* The exercise
Exactly reproduce each line of the listing that follows.
## Begin Supplied records
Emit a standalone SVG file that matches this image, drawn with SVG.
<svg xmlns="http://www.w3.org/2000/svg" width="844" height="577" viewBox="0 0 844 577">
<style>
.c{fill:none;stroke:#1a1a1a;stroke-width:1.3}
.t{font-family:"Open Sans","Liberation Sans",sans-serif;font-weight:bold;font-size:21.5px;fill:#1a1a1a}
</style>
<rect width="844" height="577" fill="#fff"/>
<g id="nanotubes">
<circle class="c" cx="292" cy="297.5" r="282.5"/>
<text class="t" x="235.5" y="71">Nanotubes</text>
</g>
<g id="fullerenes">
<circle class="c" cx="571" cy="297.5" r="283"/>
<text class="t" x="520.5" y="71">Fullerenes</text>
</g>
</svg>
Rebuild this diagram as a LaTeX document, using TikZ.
## End Supplied records
* Complete output
Emit a standalone SVG file that matches this image, drawn with SVG.
<svg xmlns="http://www.w3.org/2000/svg" width="844" height="577" viewBox="0 0 844 577">
<style>
.c{fill:none;stroke:#1a1a1a;stroke-width:1.3}
.t{font-family:"Open Sans","Liberation Sans",sans-serif;font-weight:bold;font-size:21.5px;fill:#1a1a1a}
</style>
<rect width="844" height="577" fill="#fff"/>
<g id="nanotubes">
<circle class="c" cx="292" cy="297.5" r="282.5"/>
<text class="t" x="235.5" y="71">Nanotubes</text>
</g>
<g id="fullerenes">
<circle class="c" cx="571" cy="297.5" r="283"/>
<text class="t" x="520.5" y="71">Fullerenes</text>
</g>
</svg>
Rebuild this diagram as a LaTeX document, using TikZ.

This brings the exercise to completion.